Okay. So. At the current moment in Carol Danvers' life, she's just come back from the dead... I think. She died in battle with the person pretending to be her: Moonstone. But she didn't really die (of course) she was transformed into two (or three?) distinct energy signatures: one is in her old body, one is in the body of a Los Angeles screenwriter... hmhmm, and a third I suspect has fallen into the body of her impersonator although this is yet to be stated.

This issue of "Ms. Marvel" opens with former Thunderbolt team-member Moonstone. She has, as part of the "Dark Reign" crossover assumed Ms. Marvel's identity by donning her Eighties outfit and running around with the new 'Avengers', all essentially Norman Osborn's supervillain cronies currently posing as superheroes. She's telling all of this to some guy she abducted right out of his own apartment and flew off with. Then to give herself some 'therapy' she drops the guy right into Manhattan.

Honestly, for an issue opener that's pretty strong.

She claims that she likes being a superhero now, but I have a bad feeling that this desire to be heroic is actually just a shard of the real Ms. Marvel's being trapped inside 'Ms. Moonstone'.

BAH!

The only good moments in this issue are those between Wolverine and Spider-Man and between Lily Hollister and Norman Osborn, four characters NOT in the title of this comic.

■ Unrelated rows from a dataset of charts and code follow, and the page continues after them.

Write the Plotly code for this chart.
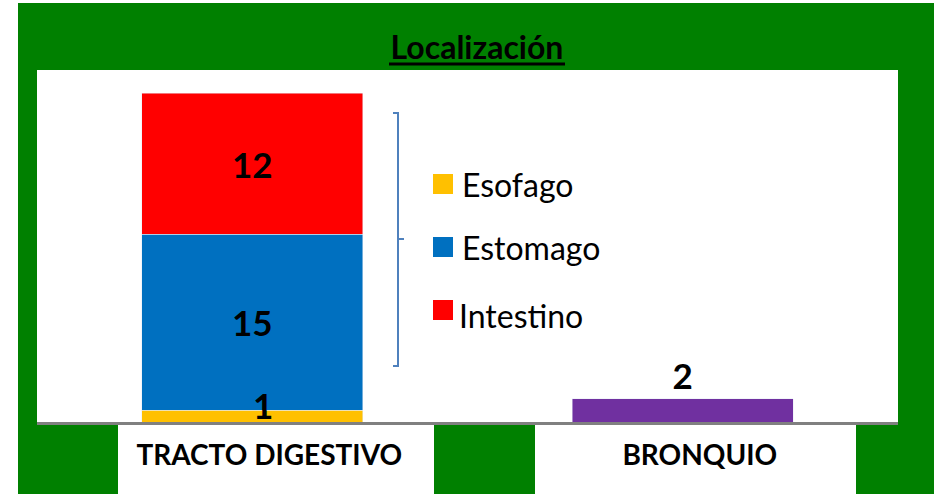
import plotly.graph_objects as go

# ---- data ----
categories = ["TRACTO DIGESTIVO", "BRONQUIO"]
esofago = [1, None]
estomago = [15, None]
intestino = [12, None]
bronquio = [None, 2]
series_names = ["Esofago", "Estomago", "Intestino"]
series_colors = ["#FFC000", "#0070C0", "#FF0000"]
bronquio_color = "#7030A0"
title_text = "Localización"

# ---- layout geometry (pixels) ----
W, H = 934, 494
PL, PR, PT, PB = 37, 898, 70, 422
GREEN = "#008000"
FONT = "Lato"


def px(x):
    return (x - PL) / (PR - PL)


def py(y):
    return (PB - y) / (PB - PT)


fig = go.Figure()

series_vals = [esofago, estomago, intestino]
for i, (name, vals, col) in enumerate(zip(series_names, series_vals, series_colors)):
    show_text = i > 0
    fig.add_bar(
        x=categories, y=vals, name=name, marker_color=col, width=0.513,
        texttemplate="<b>%{y}</b>" if show_text else None,
        textposition="inside" if show_text else "none",
        insidetextanchor="middle",
        textfont=dict(family=FONT, size=35, color="black"),
        constraintext="none",
        showlegend=False,
    )

fig.add_bar(
    x=categories, y=bronquio, name="BRONQUIO", marker_color=bronquio_color,
    width=0.513, texttemplate="<b>%{y}</b>", textposition="outside",
    textfont=dict(family=FONT, size=35, color="black"),
    cliponaxis=False, showlegend=False,
)

shapes = []
# background
shapes.append(dict(type="rect", xref="paper", yref="paper", layer="below",
                   x0=px(18), x1=px(W + 2), y0=py(H + 2), y1=py(3),
                   fillcolor=GREEN, line=dict(width=0)))
shapes.append(dict(type="rect", xref="paper", yref="paper", layer="below",
                   x0=0, x1=1, y0=0, y1=1, fillcolor="white", line=dict(width=0)))
for a, b in [(118, 434), (535, 856)]:
    shapes.append(dict(type="rect", xref="paper", yref="paper", layer="below",
                       x0=px(a), x1=px(b), y0=py(H + 2), y1=0,
                       fillcolor="white", line=dict(width=0)))
# title underline
shapes.append(dict(type="line", xref="paper", yref="paper",
                   x0=px(389), x1=px(565), y0=py(64), y1=py(64),
                   line=dict(color="black", width=3)))
# bracket
bx = 398
path = (f"M{px(bx-5)},{py(113)} L{px(bx)},{py(113)} L{px(bx)},{py(366)} "
        f"L{px(bx-5)},{py(366)} M{px(bx)},{py(239)} L{px(bx+6)},{py(239)}")
shapes.append(dict(type="path", xref="paper", yref="paper", path=path,
                   line=dict(color="#4F81BD", width=2)))

annotations = []
# legend (built from series lists)
sq_y = [184, 247, 310]
tx_y = [184, 247, 315]
tx_x = [460, 460, 457]
for name, col, sy, ty, tx in zip(series_names, series_colors, sq_y, tx_y, tx_x):
    shapes.append(dict(type="rect", xref="paper", yref="paper",
                       x0=px(433), x1=px(453), y0=py(sy + 10), y1=py(sy - 10),
                       fillcolor=col, line=dict(width=0)))
    annotations.append(dict(xref="paper", yref="paper", x=px(tx), y=py(ty),
                            xanchor="left", yanchor="middle", showarrow=False,
                            text=name, font=dict(family=FONT, size=32, color="black")))

# small first-segment label
annotations.append(dict(xref="x", yref="y", x=categories[0], y=esofago[0],
                        xanchor="center", yanchor="middle", yshift=5, xshift=11,
                        showarrow=False, text=f"<b>{esofago[0]}</b>",
                        font=dict(family=FONT, size=35, color="black")))

fig.update_layout(
    width=W, height=H,
    margin=dict(l=PL, r=W - PR, t=PT, b=H - PB, pad=0),
    paper_bgcolor="white", plot_bgcolor="white",
    barmode="stack",
    title=dict(text=f"<b>{title_text}</b>", xref="container", yref="container",
               x=477 / W, xanchor="center", y=(H - 48) / H, yanchor="middle",
               font=dict(family=FONT, size=32, color="black")),
    shapes=shapes, annotations=annotations,
    showlegend=False,
)
fig.update_xaxes(showline=True, linecolor="#808080", linewidth=3,
                 ticks="", showgrid=False,
                 tickfont=dict(family=FONT, size=28, color="black", weight="bold"),
                 ticklabelshift=17, ticklabelstandoff=6)
fig.update_yaxes(range=[0, 30], visible=False, showgrid=False)

fig.write_html(
    "out.html",
    config={"displayModeBar": False},
    post_script="document.body.style.margin='0';document.body.style.overflow='hidden';",
)
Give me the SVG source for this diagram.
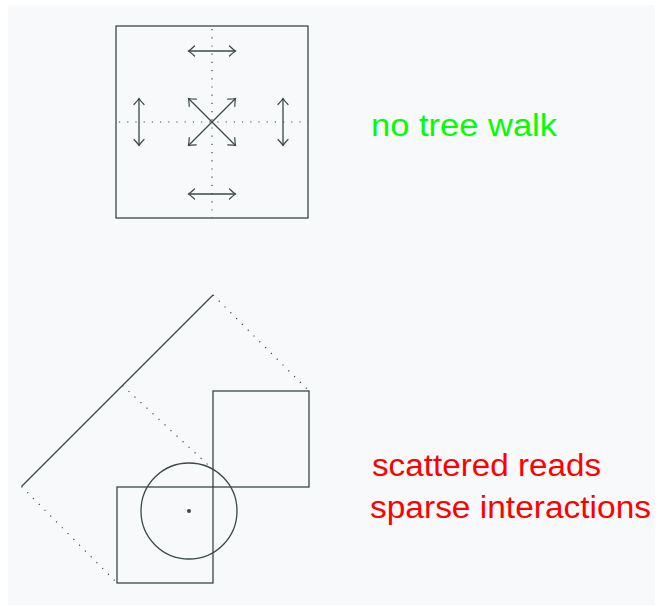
<svg xmlns="http://www.w3.org/2000/svg" width="661" height="606" viewBox="0 0 661 606">
<style>
.s{fill:none;stroke:#3a4848;stroke-width:1.3}
.d{fill:none;stroke:#3a4848;stroke-width:1.2;stroke-dasharray:1.2 7;stroke-linecap:butt}
.a{fill:none;stroke:#3a4848;stroke-width:1.3;marker-start:url(#h);marker-end:url(#h)}
.t{font-family:"Liberation Sans","DejaVu Sans",sans-serif;font-size:31px}
</style>
<defs>
<marker id="h" markerUnits="userSpaceOnUse" markerWidth="14" markerHeight="14" viewBox="-8 -7 10 14" refX="0" refY="0" orient="auto-start-reverse">
<path d="M -6 -5 Q -2 -1.2 0 0 Q -2 1.2 -6 5" fill="none" stroke="#3a4848" stroke-width="1.2" stroke-linecap="round"/>
</marker>
</defs>
<rect x="8" y="5" width="647" height="600" fill="#f8f9fa"/>
<g id="top-cell">
<rect class="s" x="116" y="26" width="192" height="192"/>
<line class="d" x1="212" y1="29" x2="212" y2="218"/>
<line class="d" x1="119" y1="122" x2="308" y2="122"/>
</g>
<g id="connectors">
<line class="a" x1="188.5" y1="51" x2="235.5" y2="51"/>
<line class="a" x1="188.5" y1="194" x2="235.5" y2="194"/>
<line class="a" x1="139" y1="98.5" x2="139" y2="145.5"/>
<line class="a" x1="283" y1="98.5" x2="283" y2="145.5"/>
<line class="a" x1="188.5" y1="98.5" x2="235.5" y2="145.5"/>
<line class="a" x1="235.5" y1="98.5" x2="188.5" y2="145.5"/>
</g>
<g id="label-top">
<text class="t" x="371" y="135.5" fill="#00ff00" textLength="186" lengthAdjust="spacingAndGlyphs">no tree walk</text>
</g>
<g id="bottom">
<line class="s" x1="21.5" y1="486.5" x2="213" y2="295"/>
<line class="d" x1="213" y1="295" x2="309" y2="391"/>
<line class="d" x1="21.5" y1="486.5" x2="117" y2="583"/>
<line class="d" x1="122.5" y1="385.5" x2="213" y2="469.5"/>
<rect class="s" x="213" y="391" width="96" height="96"/>
<rect class="s" x="117" y="487" width="96" height="96"/>
<circle class="s" cx="189" cy="511" r="48"/>
<circle cx="189" cy="511" r="2" fill="#3a4848"/>
</g>
<g id="label-bottom">
<text class="t" x="372" y="476" fill="#ff0000" textLength="229" lengthAdjust="spacingAndGlyphs">scattered reads</text>
<text class="t" x="370" y="518" fill="#ff0000" textLength="281" lengthAdjust="spacingAndGlyphs">sparse interactions</text>
</g>
</svg>
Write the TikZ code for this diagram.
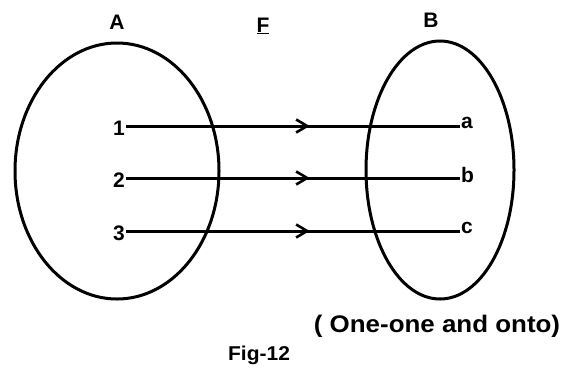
\documentclass[tikz,border=0pt]{standalone}
\usepackage{fontspec}
\setmainfont{Liberation Sans}
\usetikzlibrary{arrows.meta,decorations.markings}
\begin{document}
\begin{tikzpicture}[x=1pt,y=-1pt,
  lbl/.style={font=\fontsize{21}{23}\selectfont\bfseries, inner sep=1pt},
  setell/.style={draw, line width=3pt},
  mapline/.style={line width=3pt, postaction={decorate},
    decoration={markings, mark=at position 0.55 with {\arrow{Straight Barb[length=11pt,width=13pt,line width=2.6pt]}}}}]
\useasboundingbox (0,0) rectangle (572,373);
\fill[white] (0,0) rectangle (572,373);
\draw[setell] (117,171) ellipse [x radius=102, y radius=128];
\draw[setell] (440,170) ellipse [x radius=74, y radius=129];
\node[lbl] (A) at (117,22) {A};
\node[lbl] (F) at (263,26) {\underline{F}};
\node[lbl] (B) at (431,20) {B};
\node[lbl, anchor=east] (n1) at (126,128) {1};
\node[lbl, anchor=east] (n2) at (126,180) {2};
\node[lbl, anchor=east] (n3) at (126,233) {3};
\node[lbl, anchor=west] (a) at (460,123) {a};
\node[lbl, anchor=west] (b) at (460,175) {b};
\node[lbl, anchor=west] (c) at (460,228) {c};
\draw[mapline] (n1.east |- 0,126) -- (a.west |- 0,126);
\draw[mapline] (n2.east |- 0,178) -- (b.west |- 0,178);
\draw[mapline] (n3.east |- 0,231) -- (c.west |- 0,231);
\node[font=\fontsize{24}{27}\selectfont\bfseries, inner sep=0pt, xscale=1.08] (note) at (437,326) {( One-one and onto)};
\node[font=\fontsize{20}{22}\selectfont\bfseries, inner sep=0pt, xscale=1.05] (fig) at (259,355) {Fig-12};
\end{tikzpicture}
\end{document}
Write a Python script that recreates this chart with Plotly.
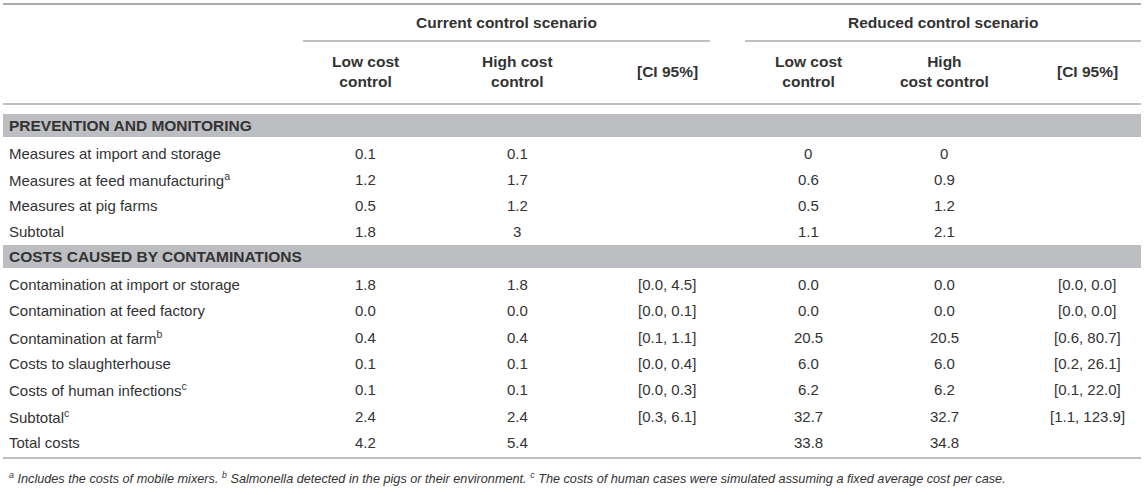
import plotly.graph_objects as go

# ---------------- data ----------------
group_headers = ["Current control scenario", "Reduced control scenario"]
col_headers = ["Low cost<br>control", "High cost<br>control", "[CI 95%]",
               "Low cost<br>control", "High<br>cost control", "[CI 95%]"]

section1_title = "PREVENTION AND MONITORING"
section1_rows = ["Measures at import and storage",
                 "Measures at feed manufacturing<sup>a</sup>",
                 "Measures at pig farms",
                 "Subtotal"]
s1_cur_low = ["0.1", "1.2", "0.5", "1.8"]
s1_cur_high = ["0.1", "1.7", "1.2", "3"]
s1_cur_ci = ["", "", "", ""]
s1_red_low = ["0", "0.6", "0.5", "1.1"]
s1_red_high = ["0", "0.9", "1.2", "2.1"]
s1_red_ci = ["", "", "", ""]

section2_title = "COSTS CAUSED BY CONTAMINATIONS"
section2_rows = ["Contamination at import or storage",
                 "Contamination at feed factory",
                 "Contamination at farm<sup>b</sup>",
                 "Costs to slaughterhouse",
                 "Costs of human infections<sup>c</sup>",
                 "Subtotal<sup>c</sup>",
                 "Total costs"]
s2_cur_low = ["1.8", "0.0", "0.4", "0.1", "0.1", "2.4", "4.2"]
s2_cur_high = ["1.8", "0.0", "0.4", "0.1", "0.1", "2.4", "5.4"]
s2_cur_ci = ["[0.0, 4.5]", "[0.0, 0.1]", "[0.1, 1.1]", "[0.0, 0.4]", "[0.0, 0.3]", "[0.3, 6.1]", ""]
s2_red_low = ["0.0", "0.0", "20.5", "6.0", "6.2", "32.7", "33.8"]
s2_red_high = ["0.0", "0.0", "20.5", "6.0", "6.2", "32.7", "34.8"]
s2_red_ci = ["[0.0, 0.0]", "[0.0, 0.0]", "[0.6, 80.7]", "[0.2, 26.1]", "[0.1, 22.0]", "[1.1, 123.9]", ""]

footnote = ("<sup>a</sup> Includes the costs of mobile mixers. "
            "<sup>b</sup> Salmonella detected in the pigs or their environment. "
            "<sup>c</sup> The costs of human cases were simulated assuming a fixed average cost per case.")

# ---------------- layout constants ----------------
W, H = 1145, 495
FONT = "Liberation Sans, Arial, Helvetica, sans-serif"
TXT = "#333333"
LINE = "#ababab"
BAND = "#bdbec1"
FS = 15
FS_B = 15.5

LEFT, RIGHT = 3, 1141
label_x = 7
col_x = [365, 517, 667, 808, 944, 1087]
head_x = [365, 517, 667, 808, 944, 1087]
group_spans = [(303, 710), (745, 1141)]

y_top = 4
y_group = 22
y_group_line = 41
y_head = 71
y_head_line = 104
band1 = (114, 137)
row_h = 26.3
s1_start = 153
band2 = (245, 268)
s2_start = 284.5
y_bottom = 458
y_foot = 478

fig = go.Figure()
fig.add_trace(go.Scatter(x=[0, W], y=[0, H], mode="markers",
                         marker=dict(opacity=0), hoverinfo="skip", showlegend=False))

shapes = []
ann = []

def hline(y, x0, x1, w=1.5):
    shapes.append(dict(type="line", xref="x", yref="y", x0=x0, x1=x1, y0=y, y1=y,
                       line=dict(color=LINE, width=w)))

def text(x, y, s, anchor="center", bold=False, size=FS, italic=False):
    if bold:
        s = "<b>" + s + "</b>"
    if italic:
        s = "<i>" + s + "</i>"
    ann.append(dict(x=x, y=y, xref="x", yref="y", text=s, showarrow=False,
                    xanchor=anchor, yanchor="middle", align="center",
                    font=dict(family=FONT, size=size, color=TXT)))

hline(y_top, LEFT, RIGHT, 2)
for (x0, x1), g in zip(group_spans, group_headers):
    text((x0 + x1) / 2, y_group, g, bold=True, size=FS_B)
    hline(y_group_line, x0, x1, 1.5)
for x, h in zip(head_x, col_headers):
    text(x, y_head, h, bold=True, size=FS_B)
hline(y_head_line, LEFT, RIGHT, 1.5)

for (b0, b1), title in [(band1, section1_title), (band2, section2_title)]:
    shapes.append(dict(type="rect", xref="x", yref="y", x0=LEFT, x1=RIGHT, y0=b0, y1=b1,
                       fillcolor=BAND, line=dict(width=0), layer="below"))
    text(label_x, (b0 + b1) / 2, title, anchor="left", bold=True, size=FS_B)

def section(start, labels, cols):
    for i, lab in enumerate(labels):
        y = start + i * row_h
        text(label_x, y, lab, anchor="left")
        for x, col in zip(col_x, cols):
            if col[i]:
                text(x, y, col[i])

section(s1_start, section1_rows, [s1_cur_low, s1_cur_high, s1_cur_ci, s1_red_low, s1_red_high, s1_red_ci])
section(s2_start, section2_rows, [s2_cur_low, s2_cur_high, s2_cur_ci, s2_red_low, s2_red_high, s2_red_ci])

hline(y_bottom, LEFT, RIGHT, 1.5)
text(label_x, y_foot, footnote, anchor="left", italic=True, size=12.7)

fig.update_layout(
    width=W, height=H,
    margin=dict(l=0, r=0, t=0, b=0),
    paper_bgcolor="white", plot_bgcolor="white",
    xaxis=dict(range=[0, W], visible=False, fixedrange=True),
    yaxis=dict(range=[H, 0], visible=False, fixedrange=True),
    shapes=shapes, annotations=ann, showlegend=False,
)
fig.write_html("out.html", config={"displayModeBar": False},
               post_script="document.body.style.margin='0';document.body.style.overflow='hidden';")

1. Spider-Man says: Shouldn't we make sure Ms. Marvel is okay? She just died and came back? Wolverine basically says: Yeah sure. You go do that. I'm going to leave now.
Classic.

2. Lily Hollister (a woman in her twenties) offers to give some pleasurable distraction to Norman Osborn (a man in his forties). Skeezy, skeezy, skeey. Also I believe this marks the first time a Brand New Day Spider-Man character has appeared outside of the Spider-Man books, proving once and for all that it's supposed to be the same fictional universe. They're just doing a craptastic job of making that clear.

The rest of this issue was one very overdone fight and pages and pages of this faux-Carol Danvers screenwriter woman, which would be fine and dandy in an autobiographical comic, but seem pretty silly and boring between pages of action.

Honestly THE LONG AND SHORTBOX OF IT?, all this boils down to the fact that this is confusing and mediocre stuff. In issue #34, it looked like Carol Danvers was going to make a crusade out of taking down Norman Osborn and I was looking forward to reading it whenever Spider-Man dropped in. Spider-Man dropped in and if it weren't for his appearance I would have dropped out.

Considering that Brian Reed is supposed to be one of Marvel's best writers, (or at least this was what I understood) I expected better.